==== DATA SHOWN ====

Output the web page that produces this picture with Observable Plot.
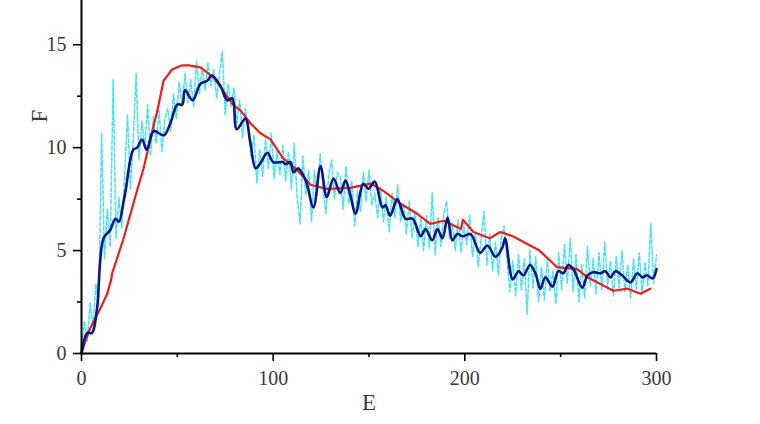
<!DOCTYPE html>
<html>
<head>
<meta charset="utf-8">
<script src="https://cdn.jsdelivr.net/npm/d3@7"></script>
<script src="https://cdn.jsdelivr.net/npm/@observablehq/plot@0.6"></script>
<style>
  html, body { margin: 0; padding: 0; background: #fff; }
  #chart { width: 760px; height: 424px; }
</style>
</head>
<body>
<div id="chart"></div>
<script>
// Raw noisy signal (cyan, dashed), sampled every 1.5 units of E from 0 to 300
const rawStep = 1.5;
const rawF = [
  0.2, 1.6, 0.6, 2.5, 1.2, 3.4, 2.3, 10.7, 4.6, 7.0,
  5.2, 13.3, 5.6, 7.6, 6.1, 8.6, 11.6, 8.0, 10.4, 13.6,
  9.4, 11.3, 10.0, 12.1, 9.6, 11.5, 10.2, 11.8, 9.8, 11.4,
  11.9, 10.8, 12.6, 11.4, 13.2, 12.0, 13.6, 12.2, 13.3, 12.0,
  14.2, 12.6, 13.9, 12.8, 14.1, 13.0, 13.8, 12.4, 13.6, 14.7,
  11.6, 13.1, 12.0, 12.9, 11.2, 12.3, 10.5, 11.9, 10.9, 9.6,
  10.6, 8.3, 9.9, 8.6, 10.4, 9.0, 10.7, 8.5, 9.8, 8.7,
  10.1, 8.4, 9.8, 8.0, 10.2, 7.6, 6.3, 9.6, 7.7, 8.9,
  6.4, 8.9, 7.7, 9.7, 8.0, 6.8, 8.7, 9.4, 7.5, 8.8,
  8.6, 7.0, 9.1, 7.3, 8.4, 6.2, 7.9, 6.9, 8.8, 7.4,
  8.9, 7.2, 7.8, 6.6, 8.1, 6.4, 7.6, 5.9, 7.8, 6.6,
  8.2, 6.4, 7.3, 5.8, 7.4, 5.6, 6.9, 5.2, 6.6, 5.0,
  6.7, 5.1, 7.8, 4.8, 6.6, 5.2, 6.8, 7.4, 5.6, 6.3,
  5.0, 6.5, 4.9, 6.2, 5.3, 6.7, 4.7, 5.9, 4.2, 5.6,
  6.9, 4.3, 5.8, 4.0, 5.4, 3.8, 5.6, 6.2, 4.6, 3.0,
  4.5, 2.8, 4.8, 3.1, 4.6, 1.9, 5.0, 3.2, 4.7, 2.5,
  4.2, 2.6, 4.6, 3.0, 4.0, 2.4, 4.9, 3.1, 5.3, 3.4,
  5.6, 3.0, 4.8, 2.5, 4.3, 2.7, 5.2, 3.3, 4.6, 2.9,
  4.9, 3.1, 5.4, 3.3, 4.5, 2.8, 4.7, 3.2, 5.0, 3.0,
  4.3, 2.7, 4.6, 3.1, 4.9, 2.9, 4.4, 3.3, 6.3, 3.4, 4.8
];

// Smoothed signal (dark blue)
const smoothE = [0,3,5.5,8,11.5,15,17.7,19.5,22,23,27,29,31.6,34,37.7,43,46.4,50,52.6,54,58,62,65.6,68,72.5,76,78.7,81,85.5,88,90.8,93,97,100,105,106.5,109,110.6,113,117,121,124.7,128,131.5,135,137.7,140,143,147,149.7,153,157,158.6,161,164.8,169,172.7,177,179.5,183,185.7,188.3,191,193.5,196,199,203,208,211.8,216,219.6,221,225,228,230.6,234,236.8,239.4,242,245.7,248.8,251.4,254,256.6,261.3,264,267,270.7,273.3,276,278.6,282,286.4,290,292.7,295,298,300];
const smoothF = [0,1.0,1.0,2.1,5.6,6.0,6.55,6.4,7.4,7.9,9.9,10.0,10.4,9.9,10.8,10.6,11.2,12.1,12.1,12.8,12.3,13.1,13.25,13.5,13.0,12.3,12.4,10.9,11.4,10.3,9.0,9.2,9.75,9.3,9.3,9.2,9.3,8.8,9.0,8.4,7.1,9.1,7.6,8.5,7.8,8.4,7.8,6.8,8.25,8.0,8.35,7.1,7.2,6.7,7.5,6.55,6.55,5.7,6.05,5.5,6.05,5.6,6.6,5.5,5.8,5.7,5.8,4.9,5.25,4.7,5.15,5.6,3.6,4.0,3.8,4.3,3.9,3.15,3.7,3.25,4.0,3.9,4.3,4.1,3.2,3.8,3.95,3.9,4.0,3.7,4.0,3.8,3.45,3.9,3.7,3.8,3.65,4.1];

// Fitted curve (red)
const fitE = [0,2,4.7,9.9,13.4,15.5,16,22,28,32.4,36.9,39.6,42.8,47.3,52.5,56,62,69,79,83,88,93.4,98.6,105,112.7,119.5,128,140,151,157.5,166,175,182,189,198,199,204.5,213,218.5,225,239,248,258.7,264,277.5,285,291.6,296.8];
const fitF = [0,0.6,1.26,2.2,2.9,3.6,3.9,5.6,7.6,9.0,10.8,11.8,13.25,13.8,14.0,14.0,13.9,13.4,12.1,11.8,11.2,10.7,10.4,9.5,8.9,8.2,8.0,8.05,8.25,7.9,7.3,6.8,6.3,6.45,6.05,6.5,5.9,5.6,5.9,5.7,5.0,4.2,4.1,3.7,3.05,3.15,2.9,3.15];

// Axis ticks
const xTicksMajor = [0, 100, 200, 300];
const xTicksMinor = [50, 150, 250];
const yTicksMajor = [0, 5, 10, 15];
const yTicksMinor = [2.5, 7.5, 12.5];
const xLabel = "E";
const yLabel = "F";

const raw = rawF.map((f, i) => ({E: i * rawStep, F: f}));
const smooth = smoothE.map((e, i) => ({E: e, F: smoothF[i]}));
const fit = fitE.map((e, i) => ({E: e, F: fitF[i]}));

const font = "'Liberation Serif', 'DejaVu Serif', serif";

const chart = Plot.plot({
  width: 760,
  height: 424,
  marginLeft: 81,
  marginRight: 104,
  marginTop: 0,
  marginBottom: 71,
  style: {fontFamily: font, fontSize: "19px", color: "#333", background: "#fff", overflow: "visible"},
  x: {domain: [0, 300]},
  y: {domain: [0, 17.15]},
  marks: [
    Plot.line(raw, {x: "E", y: "F", stroke: "#45e2f2", strokeWidth: 1.5, strokeDasharray: "4,2"}),
    Plot.line(fit, {x: "E", y: "F", stroke: "#e8201c", strokeWidth: 2.2}),
    Plot.line(smooth, {x: "E", y: "F", stroke: "#0c1585", strokeWidth: 2.6, curve: "catmull-rom"}),
    Plot.axisX({ticks: xTicksMajor, tickSize: 8, tickPadding: 9, tickFormat: d3.format("d"), label: null, stroke: "#000", strokeWidth: 1.6, fill: "#3a3a3a", fontSize: 20}),
    Plot.axisX({ticks: xTicksMinor, tickSize: 4, tickFormat: () => "", label: null, stroke: "#000", strokeWidth: 1.6}),
    Plot.axisY({ticks: yTicksMajor, tickSize: 8, tickPadding: 7, tickFormat: d3.format("d"), label: null, stroke: "#000", strokeWidth: 1.6, fill: "#3a3a3a", fontSize: 20}),
    Plot.axisY({ticks: yTicksMinor, tickSize: 4, tickFormat: () => "", label: null, stroke: "#000", strokeWidth: 1.6}),
    Plot.ruleX([0], {stroke: "#000", strokeWidth: 2}),
    Plot.ruleY([0], {stroke: "#000", strokeWidth: 2}),
    Plot.text([yLabel], {text: d => d, frameAnchor: "top-left", dx: -51, dy: 122, rotate: -90, fontSize: 23, fill: "#3a3a3a"}),
    Plot.text([xLabel], {text: d => d, frameAnchor: "bottom", dy: 56, fontSize: 23, fill: "#3a3a3a"})
  ]
});
document.getElementById("chart").appendChild(chart);
</script>
</body>
</html>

====

◆ WRITTEN EXERCISE:
Repeat the full listing above exactly, with no pictures in the copy.

◆ SOLVED PROBLEM:
Output the web page that produces this picture with Observable Plot.
<!DOCTYPE html>
<html>
<head>
<meta charset="utf-8">
<script src="https://cdn.jsdelivr.net/npm/d3@7"></script>
<script src="https://cdn.jsdelivr.net/npm/@observablehq/plot@0.6"></script>
<style>
  html, body { margin: 0; padding: 0; background: #fff; }
  #chart { width: 760px; height: 424px; }
</style>
</head>
<body>
<div id="chart"></div>
<script>
// Raw noisy signal (cyan, dashed), sampled every 1.5 units of E from 0 to 300
const rawStep = 1.5;
const rawF = [
  0.2, 1.6, 0.6, 2.5, 1.2, 3.4, 2.3, 10.7, 4.6, 7.0,
  5.2, 13.3, 5.6, 7.6, 6.1, 8.6, 11.6, 8.0, 10.4, 13.6,
  9.4, 11.3, 10.0, 12.1, 9.6, 11.5, 10.2, 11.8, 9.8, 11.4,
  11.9, 10.8, 12.6, 11.4, 13.2, 12.0, 13.6, 12.2, 13.3, 12.0,
  14.2, 12.6, 13.9, 12.8, 14.1, 13.0, 13.8, 12.4, 13.6, 14.7,
  11.6, 13.1, 12.0, 12.9, 11.2, 12.3, 10.5, 11.9, 10.9, 9.6,
  10.6, 8.3, 9.9, 8.6, 10.4, 9.0, 10.7, 8.5, 9.8, 8.7,
  10.1, 8.4, 9.8, 8.0, 10.2, 7.6, 6.3, 9.6, 7.7, 8.9,
  6.4, 8.9, 7.7, 9.7, 8.0, 6.8, 8.7, 9.4, 7.5, 8.8,
  8.6, 7.0, 9.1, 7.3, 8.4, 6.2, 7.9, 6.9, 8.8, 7.4,
  8.9, 7.2, 7.8, 6.6, 8.1, 6.4, 7.6, 5.9, 7.8, 6.6,
  8.2, 6.4, 7.3, 5.8, 7.4, 5.6, 6.9, 5.2, 6.6, 5.0,
  6.7, 5.1, 7.8, 4.8, 6.6, 5.2, 6.8, 7.4, 5.6, 6.3,
  5.0, 6.5, 4.9, 6.2, 5.3, 6.7, 4.7, 5.9, 4.2, 5.6,
  6.9, 4.3, 5.8, 4.0, 5.4, 3.8, 5.6, 6.2, 4.6, 3.0,
  4.5, 2.8, 4.8, 3.1, 4.6, 1.9, 5.0, 3.2, 4.7, 2.5,
  4.2, 2.6, 4.6, 3.0, 4.0, 2.4, 4.9, 3.1, 5.3, 3.4,
  5.6, 3.0, 4.8, 2.5, 4.3, 2.7, 5.2, 3.3, 4.6, 2.9,
  4.9, 3.1, 5.4, 3.3, 4.5, 2.8, 4.7, 3.2, 5.0, 3.0,
  4.3, 2.7, 4.6, 3.1, 4.9, 2.9, 4.4, 3.3, 6.3, 3.4, 4.8
];

// Smoothed signal (dark blue)
const smoothE = [0,3,5.5,8,11.5,15,17.7,19.5,22,23,27,29,31.6,34,37.7,43,46.4,50,52.6,54,58,62,65.6,68,72.5,76,78.7,81,85.5,88,90.8,93,97,100,105,106.5,109,110.6,113,117,121,124.7,128,131.5,135,137.7,140,143,147,149.7,153,157,158.6,161,164.8,169,172.7,177,179.5,183,185.7,188.3,191,193.5,196,199,203,208,211.8,216,219.6,221,225,228,230.6,234,236.8,239.4,242,245.7,248.8,251.4,254,256.6,261.3,264,267,270.7,273.3,276,278.6,282,286.4,290,292.7,295,298,300];
const smoothF = [0,1.0,1.0,2.1,5.6,6.0,6.55,6.4,7.4,7.9,9.9,10.0,10.4,9.9,10.8,10.6,11.2,12.1,12.1,12.8,12.3,13.1,13.25,13.5,13.0,12.3,12.4,10.9,11.4,10.3,9.0,9.2,9.75,9.3,9.3,9.2,9.3,8.8,9.0,8.4,7.1,9.1,7.6,8.5,7.8,8.4,7.8,6.8,8.25,8.0,8.35,7.1,7.2,6.7,7.5,6.55,6.55,5.7,6.05,5.5,6.05,5.6,6.6,5.5,5.8,5.7,5.8,4.9,5.25,4.7,5.15,5.6,3.6,4.0,3.8,4.3,3.9,3.15,3.7,3.25,4.0,3.9,4.3,4.1,3.2,3.8,3.95,3.9,4.0,3.7,4.0,3.8,3.45,3.9,3.7,3.8,3.65,4.1];

// Fitted curve (red)
const fitE = [0,2,4.7,9.9,13.4,15.5,16,22,28,32.4,36.9,39.6,42.8,47.3,52.5,56,62,69,79,83,88,93.4,98.6,105,112.7,119.5,128,140,151,157.5,166,175,182,189,198,199,204.5,213,218.5,225,239,248,258.7,264,277.5,285,291.6,296.8];
const fitF = [0,0.6,1.26,2.2,2.9,3.6,3.9,5.6,7.6,9.0,10.8,11.8,13.25,13.8,14.0,14.0,13.9,13.4,12.1,11.8,11.2,10.7,10.4,9.5,8.9,8.2,8.0,8.05,8.25,7.9,7.3,6.8,6.3,6.45,6.05,6.5,5.9,5.6,5.9,5.7,5.0,4.2,4.1,3.7,3.05,3.15,2.9,3.15];

// Axis ticks
const xTicksMajor = [0, 100, 200, 300];
const xTicksMinor = [50, 150, 250];
const yTicksMajor = [0, 5, 10, 15];
const yTicksMinor = [2.5, 7.5, 12.5];
const xLabel = "E";
const yLabel = "F";

const raw = rawF.map((f, i) => ({E: i * rawStep, F: f}));
const smooth = smoothE.map((e, i) => ({E: e, F: smoothF[i]}));
const fit = fitE.map((e, i) => ({E: e, F: fitF[i]}));

const font = "'Liberation Serif', 'DejaVu Serif', serif";

const chart = Plot.plot({
  width: 760,
  height: 424,
  marginLeft: 81,
  marginRight: 104,
  marginTop: 0,
  marginBottom: 71,
  style: {fontFamily: font, fontSize: "19px", color: "#333", background: "#fff", overflow: "visible"},
  x: {domain: [0, 300]},
  y: {domain: [0, 17.15]},
  marks: [
    Plot.line(raw, {x: "E", y: "F", stroke: "#45e2f2", strokeWidth: 1.5, strokeDasharray: "4,2"}),
    Plot.line(fit, {x: "E", y: "F", stroke: "#e8201c", strokeWidth: 2.2}),
    Plot.line(smooth, {x: "E", y: "F", stroke: "#0c1585", strokeWidth: 2.6, curve: "catmull-rom"}),
    Plot.axisX({ticks: xTicksMajor, tickSize: 8, tickPadding: 9, tickFormat: d3.format("d"), label: null, stroke: "#000", strokeWidth: 1.6, fill: "#3a3a3a", fontSize: 20}),
    Plot.axisX({ticks: xTicksMinor, tickSize: 4, tickFormat: () => "", label: null, stroke: "#000", strokeWidth: 1.6}),
    Plot.axisY({ticks: yTicksMajor, tickSize: 8, tickPadding: 7, tickFormat: d3.format("d"), label: null, stroke: "#000", strokeWidth: 1.6, fill: "#3a3a3a", fontSize: 20}),
    Plot.axisY({ticks: yTicksMinor, tickSize: 4, tickFormat: () => "", label: null, stroke: "#000", strokeWidth: 1.6}),
    Plot.ruleX([0], {stroke: "#000", strokeWidth: 2}),
    Plot.ruleY([0], {stroke: "#000", strokeWidth: 2}),
    Plot.text([yLabel], {text: d => d, frameAnchor: "top-left", dx: -51, dy: 122, rotate: -90, fontSize: 23, fill: "#3a3a3a"}),
    Plot.text([xLabel], {text: d => d, frameAnchor: "bottom", dy: 56, fontSize: 23, fill: "#3a3a3a"})
  ]
});
document.getElementById("chart").appendChild(chart);
</script>
</body>
</html>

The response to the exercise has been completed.